> [INFORMATION PROVIDED]:
═══

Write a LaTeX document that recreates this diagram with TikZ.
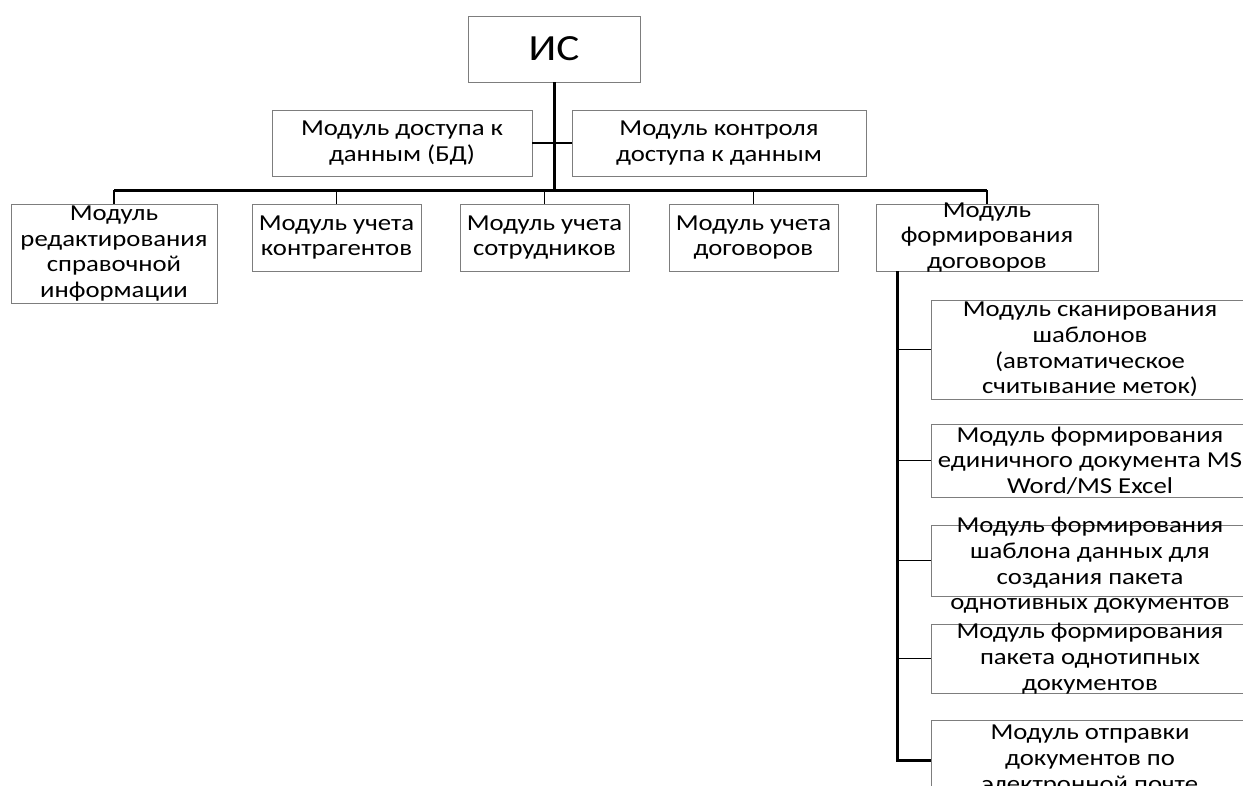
\documentclass[tikz,border=0pt]{standalone}
\usepackage{fontspec}
\setmainfont{Carlito}[FakeStretch=1.17]
\usepackage{xcolor}
\usetikzlibrary{positioning, calc}
\definecolor{grisboite}{RGB}{125, 125, 125}

\begin{document}
\begin{tikzpicture}[
    x=0.02cm, y=-0.02cm,
    texte/.style={align=center, inner sep=0pt, font=\fontsize{13}{14.6}\selectfont},
    boite/.style={rectangle, draw=grisboite, line width=0.5pt, inner sep=0pt},
    sousboite/.style={boite, minimum width=6.36cm},
    tronc/.style={line width=1.7pt},
    lien/.style={line width=1.1pt}]
    \useasboundingbox (0,0) rectangle (1243,785);
    \clip (0,0) rectangle (1243,785);
    % racine et modules d'accès
    \node[boite, minimum width=3.44cm, minimum height=1.32cm,
          label={[texte, font=\fontsize{21}{24}\selectfont]center:ИС}] (is) at (554,49) {};
    \node[boite, minimum width=5.2cm, minimum height=1.32cm,
          label={[texte]center:{Модуль доступа к\\данным (БД)}}] (bd) at (402,143) {};
    \node[boite, minimum width=5.88cm, minimum height=1.32cm,
          label={[texte]center:{Модуль контроля\\доступа к данным}}] (kd) at (719,143) {};
    \coordinate (bus) at (554,190);
    \draw[tronc] (is.south) -- (bus);
    \draw[lien] (bd.east) -- (kd.west);
    % rangée des modules
    \node[boite, minimum width=4.12cm, minimum height=1.98cm,
          label={[texte]center:{Модуль\\редактирования\\справочной\\информации}}] (red) at (114,253.5) {};
    \node[boite, minimum width=3.38cm, minimum height=1.34cm,
          label={[texte]center:{Модуль учета\\контрагентов}}] (kontr) at (336.5,237.5) {};
    \node[boite, minimum width=3.38cm, minimum height=1.34cm,
          label={[texte]center:{Модуль учета\\сотрудников}}] (sotr) at (544.5,237.5) {};
    \node[boite, minimum width=3.38cm, minimum height=1.34cm,
          label={[texte]center:{Модуль учета\\договоров}}] (dog) at (753.5,237.5) {};
    \node[boite, minimum width=4.44cm, minimum height=1.34cm,
          label={[texte]center:{Модуль\\формирования\\договоров}}] (form) at (987,237.5) {};
    \draw[tronc] (red.north |- bus) -- (form.north |- bus);
    \foreach \m in {red, kontr, sotr, dog, form}
      \draw[lien] (\m.north |- bus) -- (\m.north);
    % sous-modules de formation
    \node[sousboite, minimum height=1.98cm,
          label={[texte]center:{Модуль сканирования\\шаблонов\\(автоматическое\\считывание меток)}}] (s1) at (1090,349.5) {};
    \node[sousboite, minimum height=1.46cm,
          label={[texte]center:{Модуль формирования\\единичного документа MS\\Word/MS Excel}}] (s2) at (1090,460.5) {};
    \node[sousboite, minimum height=1.42cm,
          label={[texte, yshift=-0.1cm]center:{Модуль формирования\\шаблона данных для\\создания пакета\\однотивных документов}}] (s3) at (1090,560.5) {};
    \node[sousboite, minimum height=1.38cm,
          label={[texte]center:{Модуль формирования\\пакета однотипных\\документов}}] (s4) at (1090,658.5) {};
    \node[sousboite, minimum height=1.6cm,
          label={[texte]center:{Модуль отправки\\документов по\\электронной почте}}] (s5) at (1090,760) {};
    \coordinate (fstem) at ($(form.south west)+(22,0)$);
    \draw[tronc] (fstem) |- (s5.west);
    \foreach \s in {s1, s2, s3, s4}
      \draw[lien] (fstem |- \s.west) -- (\s.west);
\end{tikzpicture}
\end{document}
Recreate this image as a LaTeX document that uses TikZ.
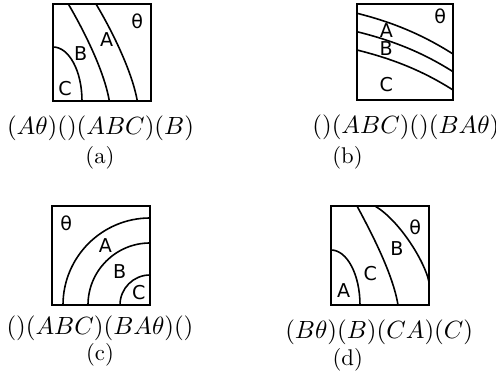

═══

Reproduce the data verbatim. Do not carry any picture into the copy.

> [OUTPUT]:
Write a LaTeX document that recreates this diagram with TikZ.
\documentclass[tikz,border=0pt]{standalone}
\usepackage{fontspec}
\setmainfont{Carlito}[FakeStretch=1.17]
\usepackage{xcolor}
\usetikzlibrary{positioning, calc}
\definecolor{grisboite}{RGB}{125, 125, 125}

\begin{document}
\begin{tikzpicture}[
    x=0.02cm, y=-0.02cm,
    texte/.style={align=center, inner sep=0pt, font=\fontsize{13}{14.6}\selectfont},
    boite/.style={rectangle, draw=grisboite, line width=0.5pt, inner sep=0pt},
    sousboite/.style={boite, minimum width=6.36cm},
    tronc/.style={line width=1.7pt},
    lien/.style={line width=1.1pt}]
    \useasboundingbox (0,0) rectangle (1243,785);
    \clip (0,0) rectangle (1243,785);
    % racine et modules d'accès
    \node[boite, minimum width=3.44cm, minimum height=1.32cm,
          label={[texte, font=\fontsize{21}{24}\selectfont]center:ИС}] (is) at (554,49) {};
    \node[boite, minimum width=5.2cm, minimum height=1.32cm,
          label={[texte]center:{Модуль доступа к\\данным (БД)}}] (bd) at (402,143) {};
    \node[boite, minimum width=5.88cm, minimum height=1.32cm,
          label={[texte]center:{Модуль контроля\\доступа к данным}}] (kd) at (719,143) {};
    \coordinate (bus) at (554,190);
    \draw[tronc] (is.south) -- (bus);
    \draw[lien] (bd.east) -- (kd.west);
    % rangée des modules
    \node[boite, minimum width=4.12cm, minimum height=1.98cm,
          label={[texte]center:{Модуль\\редактирования\\справочной\\информации}}] (red) at (114,253.5) {};
    \node[boite, minimum width=3.38cm, minimum height=1.34cm,
          label={[texte]center:{Модуль учета\\контрагентов}}] (kontr) at (336.5,237.5) {};
    \node[boite, minimum width=3.38cm, minimum height=1.34cm,
          label={[texte]center:{Модуль учета\\сотрудников}}] (sotr) at (544.5,237.5) {};
    \node[boite, minimum width=3.38cm, minimum height=1.34cm,
          label={[texte]center:{Модуль учета\\договоров}}] (dog) at (753.5,237.5) {};
    \node[boite, minimum width=4.44cm, minimum height=1.34cm,
          label={[texte]center:{Модуль\\формирования\\договоров}}] (form) at (987,237.5) {};
    \draw[tronc] (red.north |- bus) -- (form.north |- bus);
    \foreach \m in {red, kontr, sotr, dog, form}
      \draw[lien] (\m.north |- bus) -- (\m.north);
    % sous-modules de formation
    \node[sousboite, minimum height=1.98cm,
          label={[texte]center:{Модуль сканирования\\шаблонов\\(автоматическое\\считывание меток)}}] (s1) at (1090,349.5) {};
    \node[sousboite, minimum height=1.46cm,
          label={[texte]center:{Модуль формирования\\единичного документа MS\\Word/MS Excel}}] (s2) at (1090,460.5) {};
    \node[sousboite, minimum height=1.42cm,
          label={[texte, yshift=-0.1cm]center:{Модуль формирования\\шаблона данных для\\создания пакета\\однотивных документов}}] (s3) at (1090,560.5) {};
    \node[sousboite, minimum height=1.38cm,
          label={[texte]center:{Модуль формирования\\пакета однотипных\\документов}}] (s4) at (1090,658.5) {};
    \node[sousboite, minimum height=1.6cm,
          label={[texte]center:{Модуль отправки\\документов по\\электронной почте}}] (s5) at (1090,760) {};
    \coordinate (fstem) at ($(form.south west)+(22,0)$);
    \draw[tronc] (fstem) |- (s5.west);
    \foreach \s in {s1, s2, s3, s4}
      \draw[lien] (fstem |- \s.west) -- (\s.west);
\end{tikzpicture}
\end{document}
Recreate this image as a LaTeX document that uses TikZ.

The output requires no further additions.